Saturday, December 10, 2005

The Same To You Tripled

The great science fiction writer Robert Sheckley has died, so sayeth the New York Times today (lit crit Roger Shattuck also; his tome on fin de siecle French avant-gardists on the cusp of the Great War, "The Banquet Years", comes highly recommended by this reader).

Wiseass Sheckley lived down Greenwich Street from me and Ling in the early 80's ( Ling's my ex-wife; we co-managed Beefheart together in the early 80's, and she now is the manageress of the very hot Chinese movie star Ziyi Zhang, who's just out now starring in "Memoirs of a Geisha"--a film by the way which is garnering decidedly mixed reviews, particularly in Asia, for, amongst other things, casting Chinese divas--including the superb Gong Li -- in the role of what are essentially Japanese comfort women. Quel scandale! Here of course the nuances of such a gestural casting insult no doubt escaped the producer and director, or were merely shrugged off on the order of "hey, they all look alike over there anyway" as justification for a marketing ploy, there being not a whole hell of alot of Japanese actresses around with the same international name recognition as these divas at this point in time. As Ziyi's flack, spinmeister and roving constant companion/interpreter--despite classes at Columbia, Ziyi apparently still doesn't speaka-da-English too well-- Ling no doubt has her hands full right now...oh, but that is too bad!)

Robert Sheckley was one of the great black humorists in the SF canon and can be viewed alongside Philip K. Dick as one of the radical post-war thinkers and stylists who helped drag a fairly moribund genre out of meat and potatos militaristic (read fascist) Robert Heinlein-land into cooler, smarter, funnier territory. His short story " The Seventh Victim" (not to be confused with the Val Lewton film of the same name), about a futuristic society where big game hunting of humans by humans is codified as a media sport (kinda what goes on now in a way, by golly) was adapted into one of the greatest 60's black comedies ever: Elio Petri's "The Tenth Victim" starring Marcello Mastroianni and Ursula Andress with her amazing Smith and Wesson bra. I got my Dad to drag me to this flick back in my high school days as it was categorized as not suitable for children without an accompanying adult, and apres le screening left the Westcott Theater in Syracuse besotted with Ursula (my friend Harry Hamelin ironically scored bigtime by bagging Ursula on the set of "Clash of the Titans"--or was it the other way round?--and actually realizing a significant collective male masturbatory fantasy of that epoch. Triggered off as well by La Andress's spectacular half-naked entrance as Honey Ryder in "Doctor No" about the same time). I also left the cinema humming the bubbly bright jazz-tinged theme by Piero Piccioni, as sung by the fabulous Italian vocalist Mina (I played this track on Charlie Gillett's Radio Pingpong segment on his Sounds of the World show on the BBC last year, to general apathy all around.
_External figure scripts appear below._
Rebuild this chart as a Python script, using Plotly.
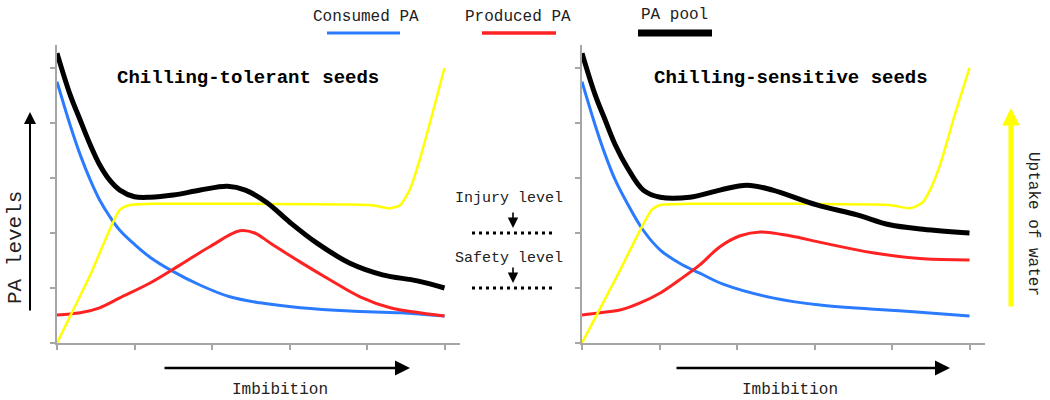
import plotly.graph_objects as go

# ---------------- data (x: imbibition units, y: PA level units) ----------------
# Left panel: chilling-tolerant seeds
tol_pool_x = [0, 0.17, 0.30, 0.43, 0.55, 0.68, 0.81, 1.0, 1.2, 1.5, 1.85, 2.2, 2.43, 2.71, 3.0, 3.35, 3.78, 4.2, 4.65, 5.0]
tol_pool_y = [5.27, 4.51, 4.05, 3.60, 3.24, 2.96, 2.78, 2.66, 2.65, 2.69, 2.78, 2.85, 2.78, 2.55, 2.20, 1.82, 1.45, 1.24, 1.13, 1.00]
tol_cons_x = [0, 0.17, 0.30, 0.43, 0.55, 0.68, 0.81, 1.01, 1.20, 1.46, 1.85, 2.23, 2.62, 3.14, 3.78, 4.43, 5.0]
tol_cons_y = [4.75, 3.96, 3.42, 2.96, 2.60, 2.30, 2.05, 1.78, 1.56, 1.33, 1.05, 0.84, 0.73, 0.64, 0.58, 0.55, 0.49]
tol_prod_x = [0, 0.30, 0.55, 0.81, 1.20, 1.59, 1.97, 2.36, 2.55, 2.75, 3.14, 3.52, 3.91, 4.30, 4.68, 5.0]
tol_prod_y = [0.51, 0.55, 0.64, 0.82, 1.09, 1.42, 1.75, 2.04, 2.00, 1.82, 1.47, 1.15, 0.84, 0.64, 0.55, 0.49]
tol_water_x = [0, 0.43, 0.81, 0.94, 1.2, 2.49, 4.04, 4.30, 4.43, 4.55, 4.68, 4.84, 5.0]
tol_water_y = [0, 1.24, 2.42, 2.51, 2.53, 2.53, 2.51, 2.45, 2.51, 2.78, 3.33, 4.15, 5.0]

# Right panel: chilling-sensitive seeds
sen_pool_x = [0, 0.17, 0.30, 0.43, 0.58, 0.79, 1.01, 1.39, 1.78, 2.13, 2.46, 3.03, 3.55, 3.97, 4.40, 5.0]
sen_pool_y = [5.27, 4.51, 4.05, 3.60, 3.20, 2.78, 2.65, 2.65, 2.78, 2.87, 2.78, 2.51, 2.33, 2.15, 2.07, 2.00]
sen_cons_x = [0, 0.17, 0.30, 0.43, 0.58, 0.79, 1.01, 1.26, 1.52, 1.82, 2.46, 3.07, 3.72, 4.36, 5.0]
sen_cons_y = [4.75, 3.96, 3.42, 2.96, 2.55, 2.05, 1.69, 1.45, 1.27, 1.07, 0.82, 0.69, 0.62, 0.56, 0.49]
sen_prod_x = [0, 0.23, 0.49, 0.75, 1.01, 1.26, 1.52, 1.78, 2.04, 2.30, 2.68, 3.11, 3.75, 4.40, 5.0]
sen_prod_y = [0.51, 0.55, 0.60, 0.73, 0.91, 1.15, 1.42, 1.75, 1.95, 2.02, 1.95, 1.82, 1.64, 1.53, 1.51]
sen_water_x = [0, 0.45, 0.90, 1.01, 1.39, 2.81, 3.97, 4.23, 4.39, 4.49, 4.62, 4.81, 5.0]
sen_water_y = [0, 1.21, 2.42, 2.51, 2.53, 2.53, 2.51, 2.45, 2.55, 2.78, 3.24, 4.15, 5.0]

tick_vals = [0, 1, 2, 3, 4, 5]
legend_labels = ["Consumed PA", "Produced PA", "PA pool"]
panel_titles = ["Chilling-tolerant seeds", "Chilling-sensitive seeds"]
level_labels = ["Injury level", "Safety level"]
level_values = [2, 1]

# ---------------- styling ----------------
W, H = 1050, 400
FONT = "Liberation Mono"
BLUE = "#2a7bff"
RED = "#ff2222"
YELLOW = "#ffff00"
BLACK = "#000000"
AXIS = "#a6a6a6"
TXT = "#222222"

def px(x):
    return x / W

def py(y):
    return (H - y) / H

fig = go.Figure()

panels = [
    ("x", "y", tol_cons_x, tol_cons_y, tol_prod_x, tol_prod_y, tol_water_x, tol_water_y, tol_pool_x, tol_pool_y),
    ("x2", "y2", sen_cons_x, sen_cons_y, sen_prod_x, sen_prod_y, sen_water_x, sen_water_y, sen_pool_x, sen_pool_y),
]
for xa, ya, cx, cy, prx, pry, wx, wy, plx, ply in panels:
    fig.add_trace(go.Scatter(x=cx, y=cy, xaxis=xa, yaxis=ya, mode="lines",
                             line=dict(color=BLUE, width=3, shape="spline", smoothing=1.0), showlegend=False))
    fig.add_trace(go.Scatter(x=prx, y=pry, xaxis=xa, yaxis=ya, mode="lines",
                             line=dict(color=RED, width=3, shape="spline", smoothing=1.0), showlegend=False))
    fig.add_trace(go.Scatter(x=wx, y=wy, xaxis=xa, yaxis=ya, mode="lines",
                             line=dict(color=YELLOW, width=2.5, shape="spline", smoothing=0.6), showlegend=False))
    fig.add_trace(go.Scatter(x=plx, y=ply, xaxis=xa, yaxis=ya, mode="lines",
                             line=dict(color=BLACK, width=5, shape="spline", smoothing=1.0), showlegend=False))

xrange_ = [0, 5.2]
yrange_ = [0, 5.418]
ydom = [py(343), py(45)]
axis_common = dict(showline=True, linecolor=AXIS, linewidth=2, ticks="outside", ticklen=5,
                   tickcolor=AXIS, tickwidth=1.5, showticklabels=False, showgrid=False,
                   zeroline=False, tickvals=tick_vals, fixedrange=True)
fig.update_layout(
    width=W, height=H, margin=dict(l=0, r=0, t=0, b=0),
    paper_bgcolor="white", plot_bgcolor="white",
    xaxis=dict(domain=[px(57), px(460)], range=xrange_, anchor="y", **axis_common),
    yaxis=dict(domain=ydom, range=yrange_, anchor="x", **axis_common),
    xaxis2=dict(domain=[px(582), px(985)], range=xrange_, anchor="y2", **axis_common),
    yaxis2=dict(domain=ydom, range=yrange_, anchor="x2", **axis_common),
    showlegend=False, hovermode=False,
)

shapes = []
annotations = []

# legend
leg_colors = [BLUE, RED, BLACK]
leg_widths = [3, 3.5, 7]
leg_text_x = [366, 518, 674]
leg_text_y = [17, 17, 15]
leg_line = [(327, 400), (482, 556), (638, 712)]
for lab, c, w, tx, ty, (l0, l1) in zip(legend_labels, leg_colors, leg_widths, leg_text_x, leg_text_y, leg_line):
    shapes.append(dict(type="line", xref="paper", yref="paper", x0=px(l0), x1=px(l1), y0=py(33), y1=py(33),
                       line=dict(color=c, width=w)))
    annotations.append(dict(text=lab, x=px(tx), y=py(ty), xref="paper", yref="paper", showarrow=False,
                            font=dict(family=FONT, size=16, color=TXT), xanchor="center", yanchor="middle"))

# panel titles
for t, cx in zip(panel_titles, [248, 791]):
    annotations.append(dict(text="<b>" + t + "</b>", x=px(cx), y=py(78), xref="paper", yref="paper",
                            showarrow=False, font=dict(family=FONT, size=19, color=BLACK),
                            xanchor="center", yanchor="middle"))

# injury / safety levels (dotted lines at PA level values of left axis scale)
for lab, lv, ty in zip(level_labels, level_values, [198, 258]):
    annotations.append(dict(text=lab, x=px(509), y=py(ty), xref="paper", yref="paper", showarrow=False,
                            font=dict(family=FONT, size=15, color=TXT), xanchor="center", yanchor="middle"))
    ypix = 343 - 55 * lv
    shapes.append(dict(type="line", xref="paper", yref="paper", x0=px(472), x1=px(555),
                       y0=py(ypix), y1=py(ypix), line=dict(color=BLACK, width=3, dash="3px,4px")))
    annotations.append(dict(text="", x=px(513), y=py(ypix - 5), xref="paper", yref="paper", showarrow=True,
                            ax=0, ay=-17, arrowhead=2, arrowsize=1.3, arrowwidth=1.6, arrowcolor=BLACK))

# PA levels axis arrow
annotations.append(dict(text="", x=px(30), y=py(112), xref="paper", yref="paper", showarrow=True,
                        ax=0, ay=200, arrowhead=2, arrowsize=1.2, arrowwidth=2, arrowcolor=BLACK))
annotations.append(dict(text="PA levels", x=px(15), y=py(248), xref="paper", yref="paper", showarrow=False,
                        textangle=-90, font=dict(family=FONT, size=21, color=TXT),
                        xanchor="center", yanchor="middle"))

# Imbibition arrows
for x0, x1, tx in [(163, 410, 280), (675, 950, 790)]:
    annotations.append(dict(text="", x=px(x1), y=py(368), xref="paper", yref="paper", showarrow=True,
                            ax=-(x1 - x0), ay=0, arrowhead=2, arrowsize=1.2, arrowwidth=2.5, arrowcolor=BLACK))
    annotations.append(dict(text="Imbibition", x=px(tx), y=py(390), xref="paper", yref="paper",
                            showarrow=False, font=dict(family=FONT, size=16, color=TXT),
                            xanchor="center", yanchor="middle"))

# Uptake of water arrow
annotations.append(dict(text="", x=px(1011), y=py(108), xref="paper", yref="paper", showarrow=True,
                        ax=0, ay=200, arrowhead=2, arrowsize=0.7, arrowwidth=5, arrowcolor=YELLOW))
annotations.append(dict(text="Uptake of water", x=px(1033), y=py(224), xref="paper", yref="paper",
                        showarrow=False, textangle=90, font=dict(family=FONT, size=16, color=TXT),
                        xanchor="center", yanchor="middle"))

fig.update_layout(shapes=shapes, annotations=annotations)
fig.write_html("out.html", config={"displayModeBar": False},
               post_script="document.body.style.margin='0px';")
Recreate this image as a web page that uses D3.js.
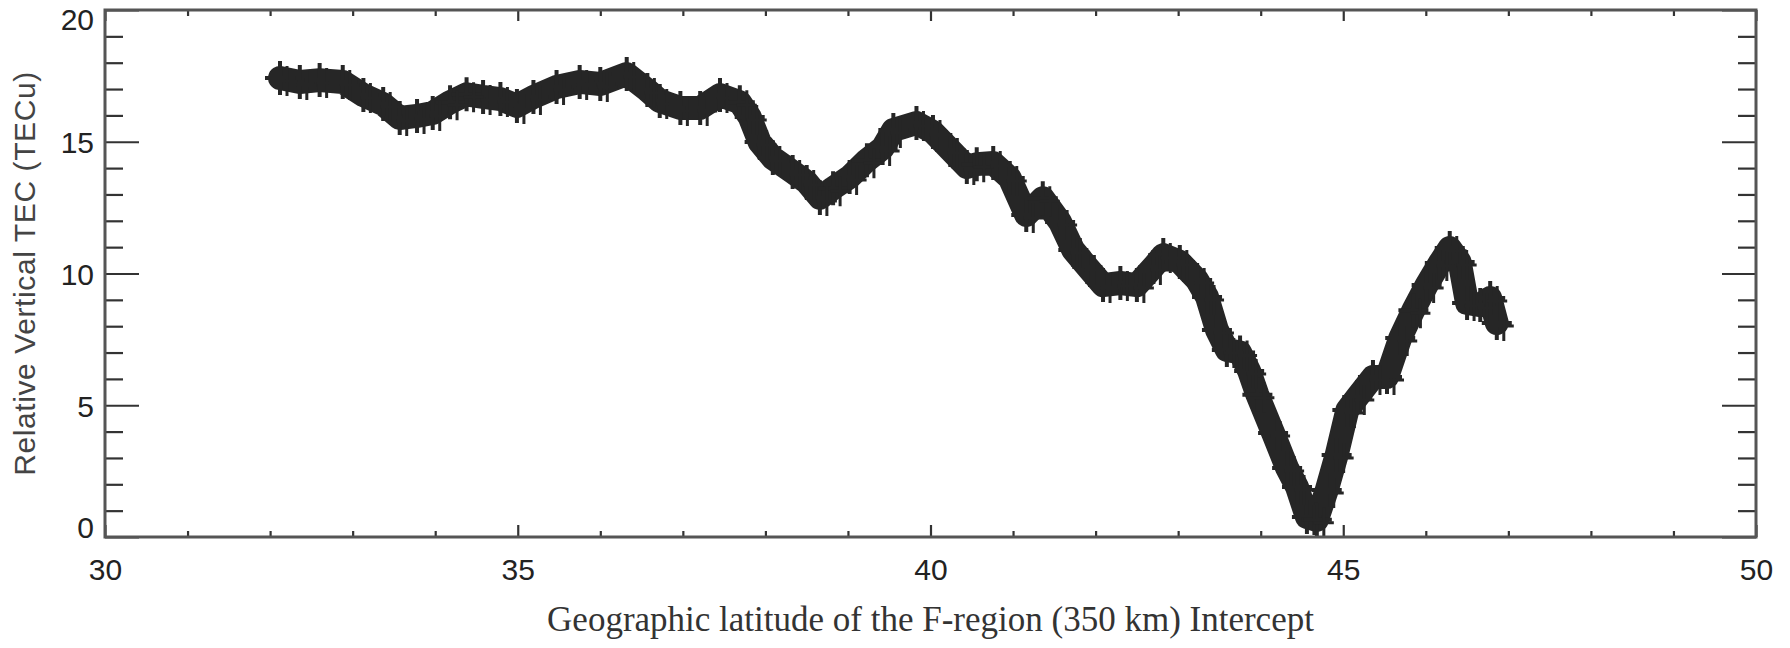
<!DOCTYPE html>
<html>
<head>
<meta charset="utf-8">
<script src="https://cdn.jsdelivr.net/npm/d3@7"></script>
<style>
  html, body { margin: 0; padding: 0; background: #fff; }
  svg { display: block; }
</style>
</head>
<body>
<svg id="chart" width="1790" height="648"></svg>
<script>
// ---- data ----
const latitude = [32.12, 32.36, 32.6, 32.88, 33.13, 33.37, 33.57, 33.78, 33.97, 34.18, 34.38, 34.58, 34.79, 34.99, 35.19, 35.47, 35.75, 36.0, 36.32, 36.57, 36.72, 36.97, 37.21, 37.45, 37.69, 37.81, 37.93, 38.09, 38.33, 38.5, 38.66, 38.82, 39.02, 39.23, 39.42, 39.55, 39.83, 40.03, 40.24, 40.44, 40.56, 40.76, 40.96, 41.16, 41.36, 41.57, 41.73, 41.9, 42.09, 42.3, 42.5, 42.7, 42.82, 43.02, 43.23, 43.35, 43.47, 43.59, 43.75, 43.86, 43.96, 44.15, 44.32, 44.44, 44.56, 44.68, 44.8, 44.92, 45.05, 45.17, 45.36, 45.53, 45.69, 45.85, 46.01, 46.17, 46.29, 46.41, 46.5, 46.66, 46.78, 46.86];
const tec = [17.42, 17.27, 17.34, 17.27, 16.77, 16.43, 15.9, 15.98, 16.09, 16.5, 16.8, 16.7, 16.62, 16.36, 16.7, 17.08, 17.27, 17.19, 17.57, 16.96, 16.55, 16.28, 16.28, 16.77, 16.5, 15.94, 14.99, 14.38, 13.85, 13.47, 12.87, 13.24, 13.66, 14.3, 14.76, 15.45, 15.71, 15.37, 14.69, 14.04, 14.15, 14.19, 13.62, 12.22, 12.86, 11.95, 10.89, 10.25, 9.56, 9.64, 9.56, 10.25, 10.7, 10.44, 9.75, 9.11, 7.86, 7.1, 7.0, 6.3, 5.4, 3.95, 2.62, 1.9, 0.76, 0.65, 1.78, 3.11, 4.82, 5.31, 6.07, 6.07, 7.55, 8.61, 9.56, 10.4, 10.97, 10.44, 8.88, 8.8, 9.07, 8.12];
const xMajorTicks = [30, 35, 40, 45, 50];
const xMinorTicks = [31, 32, 33, 34, 36, 37, 38, 39, 41, 42, 43, 44, 46, 47, 48, 49];
const yMajorTicks = [0, 5, 10, 15, 20];
const yMinorTicks = [1, 2, 3, 4, 6, 7, 8, 9, 11, 12, 13, 14, 16, 17, 18, 19];
const xTitle = "Geographic latitude of the F-region (350 km) Intercept";
const yTitle = "Relative Vertical TEC (TECu)";

// ---- layout ----
const L = 105, R = 1756, T = 10, B = 537;
const svg = d3.select("#chart");
const x = d3.scaleLinear().domain([30, 50]).range([L, R]);
const y = d3.scaleLinear().domain([0, 20]).range([B, T]);

const axisColor = "#555";
const tickColor = "#333";
const ink = "#262626";

svg.append("defs").append("clipPath").attr("id", "plotclip")
  .append("rect").attr("x", L).attr("y", T).attr("width", R - L).attr("height", B - T);

// data band (dense "+" symbols along the trace)
const pts = latitude.map((d, i) => [d, tec[i]]);
const g = svg.append("g").attr("clip-path", "url(#plotclip)");
g.append("path")
  .attr("d", d3.line().x(d => x(d[0])).y(d => y(d[1]))(pts))
  .attr("fill", "none").attr("stroke", ink)
  .attr("stroke-width", 24).attr("stroke-linejoin", "round").attr("stroke-linecap", "round");
function plus(cx, cy, w, h) {
  return `M${cx - w},${cy}H${cx + w}M${cx},${cy - h}V${cy + h}`;
}
g.selectAll("path.plus").data(pts).join("path")
  .attr("class", "plus")
  .attr("d", d => plus(x(d[0]), y(d[1]), 15, 17))
  .attr("stroke", ink).attr("stroke-width", 4).attr("fill", "none");
g.selectAll("path.plus2").data(pts).join("path")
  .attr("class", "plus2")
  .attr("d", d => plus(x(d[0]) + 7, y(d[1]) + 3, 10, 15))
  .attr("stroke", ink).attr("stroke-width", 3).attr("fill", "none");

function styleAxis(sel) {
  sel.select(".domain").remove();
  sel.selectAll(".tick line").attr("stroke", tickColor).attr("stroke-width", 2.2);
  sel.selectAll(".tick text").attr("fill", "#222")
    .attr("font-family", "'Liberation Sans', Arial, sans-serif").attr("font-size", 30);
}

// bottom
const xb = svg.append("g").attr("transform", `translate(0,${B})`)
  .call(d3.axisBottom(x).tickValues(xMajorTicks).tickSize(-12).tickPadding(0).tickFormat(d3.format("d")));
styleAxis(xb);
xb.selectAll(".tick text").attr("y", 43).attr("dy", 0);
const xbm = svg.append("g").attr("transform", `translate(0,${B})`)
  .call(d3.axisBottom(x).tickValues(xMinorTicks).tickSize(-6).tickFormat(""));
styleAxis(xbm);
// top
const xt = svg.append("g").attr("transform", `translate(0,${T})`)
  .call(d3.axisTop(x).tickValues(xMajorTicks).tickSize(-11).tickFormat(""));
styleAxis(xt);
const xtm = svg.append("g").attr("transform", `translate(0,${T})`)
  .call(d3.axisTop(x).tickValues(xMinorTicks).tickSize(-6).tickFormat(""));
styleAxis(xtm);
// left
const yl = svg.append("g").attr("transform", `translate(${L},0)`)
  .call(d3.axisLeft(y).tickValues(yMajorTicks).tickSize(-34).tickPadding(0).tickFormat(d3.format("d")));
styleAxis(yl);
yl.selectAll(".tick text").attr("x", -11).attr("dy", "0.36em")
  .attr("transform", d => d === 20 ? "translate(0,9)" : d === 0 ? "translate(0,-10)" : null);
const ylm = svg.append("g").attr("transform", `translate(${L},0)`)
  .call(d3.axisLeft(y).tickValues(yMinorTicks).tickSize(-18).tickFormat(""));
styleAxis(ylm);
// right
const yr = svg.append("g").attr("transform", `translate(${R},0)`)
  .call(d3.axisRight(y).tickValues(yMajorTicks).tickSize(-34).tickFormat(""));
styleAxis(yr);
const yrm = svg.append("g").attr("transform", `translate(${R},0)`)
  .call(d3.axisRight(y).tickValues(yMinorTicks).tickSize(-18).tickFormat(""));
styleAxis(yrm);

// frame
svg.append("rect").attr("x", L).attr("y", T).attr("width", R - L).attr("height", B - T)
  .attr("fill", "none").attr("stroke", axisColor).attr("stroke-width", 3);

// titles
svg.append("text")
  .attr("x", (L + R) / 2).attr("y", 631)
  .attr("text-anchor", "middle")
  .attr("font-family", "'Liberation Serif', 'Times New Roman', serif")
  .attr("font-size", 35).attr("fill", "#333")
  .text(xTitle);
svg.append("text")
  .attr("transform", `translate(35,${(T + B) / 2}) rotate(-90)`)
  .attr("text-anchor", "middle")
  .attr("font-family", "'Liberation Sans', Arial, sans-serif")
  .attr("font-size", 30).attr("letter-spacing", 0.6).attr("fill", "#444")
  .text(yTitle);
</script>
</body>
</html>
Oh well).

Anyway Sheckley was a card and a kibbitzer and a wander-the-world boho from Brooklyn who traded me his very own prized vinyl copy of the (at the time) extremely rare soundtrack to "Juliet of the Spirits" for a bag of very expensive weed, which he claimed to need for inspirational writerly purposes...this was back in my stoner days...and as this album is still in my possession, I think I got the better of the deal, in retrospect.

In any case, Sheckley is sorely missed, and before there is a fire sale on Alibris of Sheckley-ana (right) you could do no worse than acquire a copy of his very cool short story collection "The Same To You Doubled" and his novel "The Game of X". Actually, according to Amazon, that title is currently in print and available there, so pointeth and clicketh and goest thou forward and read one of America's supreme black humorists and far-out wigs and wags, not that far afield from Terry Southern (and for sure, there wouldn't be a Douglas Adams without Sheckley's example).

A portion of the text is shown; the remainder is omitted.